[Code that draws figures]
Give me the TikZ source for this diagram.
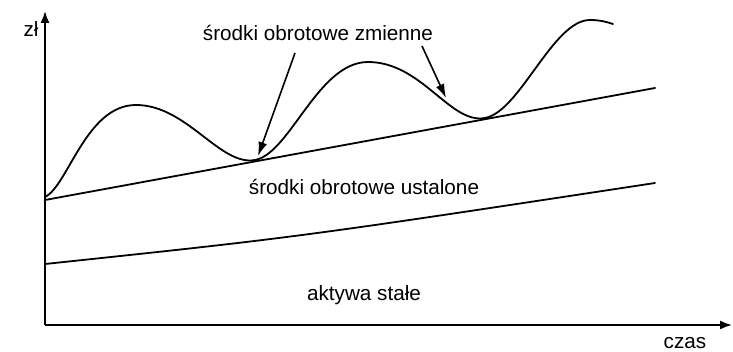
\documentclass[tikz,border=0pt]{standalone}
\usepackage{fontspec}
\setmainfont{Liberation Sans}
\usetikzlibrary{arrows.meta}
\begin{document}
\begin{tikzpicture}[x=1pt,y=-1pt,
  lbl/.style={inner sep=0pt,font=\fontsize{20.7}{24}\selectfont},
  curve/.style={line width=1.8pt,line cap=round},
  axis/.style={line width=1.8pt,-{Latex[length=12pt,width=9pt]}},
  pointer/.style={line width=1.6pt,-{Latex[length=14pt,width=9pt]}}]
\useasboundingbox (0,0) rectangle (733,352);
% axes
\coordinate (O) at (45,325);
\coordinate (Ytip) at (45,11);
\coordinate (Xtip) at (732,325);
\draw[axis] (O) -- (Ytip);
\draw[axis] (O) -- (Xtip);
\node[lbl] (zl) at (31,29) {zł};
\node[lbl] (czas) at (685,343) {czas};
% lines
\coordinate (m0) at (45,200);
\coordinate (m1) at (655,88);
\draw[curve] (m0) -- (m1);
\coordinate (l0) at (45,264);
\coordinate (l1) at (655,183);
\draw[curve] (l0) .. controls (300,237) .. (l1);
% wave
\coordinate (w0) at (45,197);
\draw[curve] (w0) .. controls (68,186) and (86,105) .. (136,105)
  .. controls (187,105) and (220,166.4) .. (255,160)
  .. controls (290,153.6) and (318,62) .. (368,62)
  .. controls (422,62) and (450,124.4) .. (485,118)
  .. controls (520,111.6) and (553,20) .. (590,20)
  .. controls (600,20) and (607,22) .. (613,24);
% labels
\node[lbl] (zm) at (318,33) {środki obrotowe zmienne};
\node[lbl] (us) at (364,187) {środki obrotowe ustalone};
\node[lbl] (ak) at (364,295) {aktywa stałe};
% pointers
\coordinate (p1s) at (295,53);
\coordinate (p1e) at (258,156);
\coordinate (p2s) at (422,46);
\coordinate (p2e) at (446,98);
\draw[pointer] (p1s) -- (p1e);
\draw[pointer] (p2s) -- (p2e);
\end{tikzpicture}
\end{document}
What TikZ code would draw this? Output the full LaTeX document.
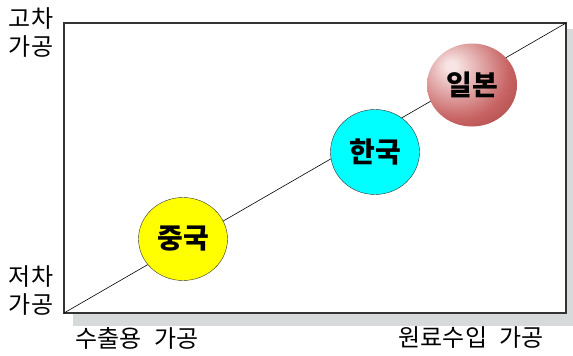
\documentclass[tikz,border=0pt]{standalone}
\usepackage{fontspec}
\newfontfamily\kr{Noto Sans CJK KR}
\usetikzlibrary{shapes.geometric, shadings}

\definecolor{shadowgray}{RGB}{215,218,218}
\definecolor{chinayellow}{RGB}{255,255,0}
\definecolor{koreacyan}{RGB}{0,255,255}
\definecolor{japanhigh}{RGB}{248,228,228}
\definecolor{japanmid}{RGB}{200,100,100}
\definecolor{japanedge}{RGB}{150,45,45}
\pgfdeclareradialshading{japanball}{\pgfpoint{-12bp}{12bp}}{%
  color(0bp)=(japanhigh); color(3bp)=(japanhigh);
  color(28bp)=(japanmid); color(52bp)=(japanedge); color(80bp)=(japanedge)}

\begin{document}
\begin{tikzpicture}[x=1pt, y=-1pt,
  country/.style = {ellipse, draw=black!80, thin, fill=#1,
                    minimum width=89pt, minimum height=83pt, inner sep=0pt,
                    font=\kr\bfseries\fontsize{28}{28}\selectfont},
  ball/.style    = {ellipse, shading=#1,
                    minimum width=90pt, minimum height=83pt, inner sep=0pt,
                    font=\kr\bfseries\fontsize{28}{28}\selectfont},
  axislbl/.style = {font=\kr\fontsize{24}{28}\selectfont,
                    align=center, inner sep=0pt},
  frame/.style   = {draw=black!80, line width=1.2pt, fill=white},
]
\useasboundingbox (0,0) rectangle (573,356);

% ── Frame with shadow ─────────────────────────────────────────────────────────
\fill[shadowgray] (73,29) rectangle (573,326);
\draw[frame] (64,23) rectangle (566,313);

% ── Diagonal ──────────────────────────────────────────────────────────────────
\coordinate (lo) at (64,313);
\coordinate (hi) at (566,23);
\draw[semithick] (lo) -- (hi);

% ── Countries ─────────────────────────────────────────────────────────────────
\node[country=chinayellow]                   (china) at (183,239) {중국};
\node[country=koreacyan, minimum height=85pt] (korea) at (375,152) {한국};
\node[ball=japanball]                        (japan) at (472,85)  {일본};

% ── Axis labels ───────────────────────────────────────────────────────────────
\node[axislbl] (high)   at (31,32)  {고차\\가공};
\node[axislbl] (low)    at (31,290) {저차\\가공};
\node[axislbl] (export) at (137,338) {수출용\hspace{0.5em}가공};
\node[axislbl] (import) at (471,338) {원료수입\hspace{0.5em}가공};

\end{tikzpicture}
\end{document}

▶ [Do this]
Print out every entry above without changing a word, and leave out the pictures.

▶ [Response to this task]
Give me the TikZ source for this diagram.
\documentclass[tikz,border=0pt]{standalone}
\usepackage{fontspec}
\setmainfont{Liberation Sans}
\usetikzlibrary{arrows.meta}
\begin{document}
\begin{tikzpicture}[x=1pt,y=-1pt,
  lbl/.style={inner sep=0pt,font=\fontsize{20.7}{24}\selectfont},
  curve/.style={line width=1.8pt,line cap=round},
  axis/.style={line width=1.8pt,-{Latex[length=12pt,width=9pt]}},
  pointer/.style={line width=1.6pt,-{Latex[length=14pt,width=9pt]}}]
\useasboundingbox (0,0) rectangle (733,352);
% axes
\coordinate (O) at (45,325);
\coordinate (Ytip) at (45,11);
\coordinate (Xtip) at (732,325);
\draw[axis] (O) -- (Ytip);
\draw[axis] (O) -- (Xtip);
\node[lbl] (zl) at (31,29) {zł};
\node[lbl] (czas) at (685,343) {czas};
% lines
\coordinate (m0) at (45,200);
\coordinate (m1) at (655,88);
\draw[curve] (m0) -- (m1);
\coordinate (l0) at (45,264);
\coordinate (l1) at (655,183);
\draw[curve] (l0) .. controls (300,237) .. (l1);
% wave
\coordinate (w0) at (45,197);
\draw[curve] (w0) .. controls (68,186) and (86,105) .. (136,105)
  .. controls (187,105) and (220,166.4) .. (255,160)
  .. controls (290,153.6) and (318,62) .. (368,62)
  .. controls (422,62) and (450,124.4) .. (485,118)
  .. controls (520,111.6) and (553,20) .. (590,20)
  .. controls (600,20) and (607,22) .. (613,24);
% labels
\node[lbl] (zm) at (318,33) {środki obrotowe zmienne};
\node[lbl] (us) at (364,187) {środki obrotowe ustalone};
\node[lbl] (ak) at (364,295) {aktywa stałe};
% pointers
\coordinate (p1s) at (295,53);
\coordinate (p1e) at (258,156);
\coordinate (p2s) at (422,46);
\coordinate (p2e) at (446,98);
\draw[pointer] (p1s) -- (p1e);
\draw[pointer] (p2s) -- (p2e);
\end{tikzpicture}
\end{document}
What TikZ code would draw this? Output the full LaTeX document.
\documentclass[tikz,border=0pt]{standalone}
\usepackage{fontspec}
\newfontfamily\kr{Noto Sans CJK KR}
\usetikzlibrary{shapes.geometric, shadings}

\definecolor{shadowgray}{RGB}{215,218,218}
\definecolor{chinayellow}{RGB}{255,255,0}
\definecolor{koreacyan}{RGB}{0,255,255}
\definecolor{japanhigh}{RGB}{248,228,228}
\definecolor{japanmid}{RGB}{200,100,100}
\definecolor{japanedge}{RGB}{150,45,45}
\pgfdeclareradialshading{japanball}{\pgfpoint{-12bp}{12bp}}{%
  color(0bp)=(japanhigh); color(3bp)=(japanhigh);
  color(28bp)=(japanmid); color(52bp)=(japanedge); color(80bp)=(japanedge)}

\begin{document}
\begin{tikzpicture}[x=1pt, y=-1pt,
  country/.style = {ellipse, draw=black!80, thin, fill=#1,
                    minimum width=89pt, minimum height=83pt, inner sep=0pt,
                    font=\kr\bfseries\fontsize{28}{28}\selectfont},
  ball/.style    = {ellipse, shading=#1,
                    minimum width=90pt, minimum height=83pt, inner sep=0pt,
                    font=\kr\bfseries\fontsize{28}{28}\selectfont},
  axislbl/.style = {font=\kr\fontsize{24}{28}\selectfont,
                    align=center, inner sep=0pt},
  frame/.style   = {draw=black!80, line width=1.2pt, fill=white},
]
\useasboundingbox (0,0) rectangle (573,356);

% ── Frame with shadow ─────────────────────────────────────────────────────────
\fill[shadowgray] (73,29) rectangle (573,326);
\draw[frame] (64,23) rectangle (566,313);

% ── Diagonal ──────────────────────────────────────────────────────────────────
\coordinate (lo) at (64,313);
\coordinate (hi) at (566,23);
\draw[semithick] (lo) -- (hi);

% ── Countries ─────────────────────────────────────────────────────────────────
\node[country=chinayellow]                   (china) at (183,239) {중국};
\node[country=koreacyan, minimum height=85pt] (korea) at (375,152) {한국};
\node[ball=japanball]                        (japan) at (472,85)  {일본};

% ── Axis labels ───────────────────────────────────────────────────────────────
\node[axislbl] (high)   at (31,32)  {고차\\가공};
\node[axislbl] (low)    at (31,290) {저차\\가공};
\node[axislbl] (export) at (137,338) {수출용\hspace{0.5em}가공};
\node[axislbl] (import) at (471,338) {원료수입\hspace{0.5em}가공};

\end{tikzpicture}
\end{document}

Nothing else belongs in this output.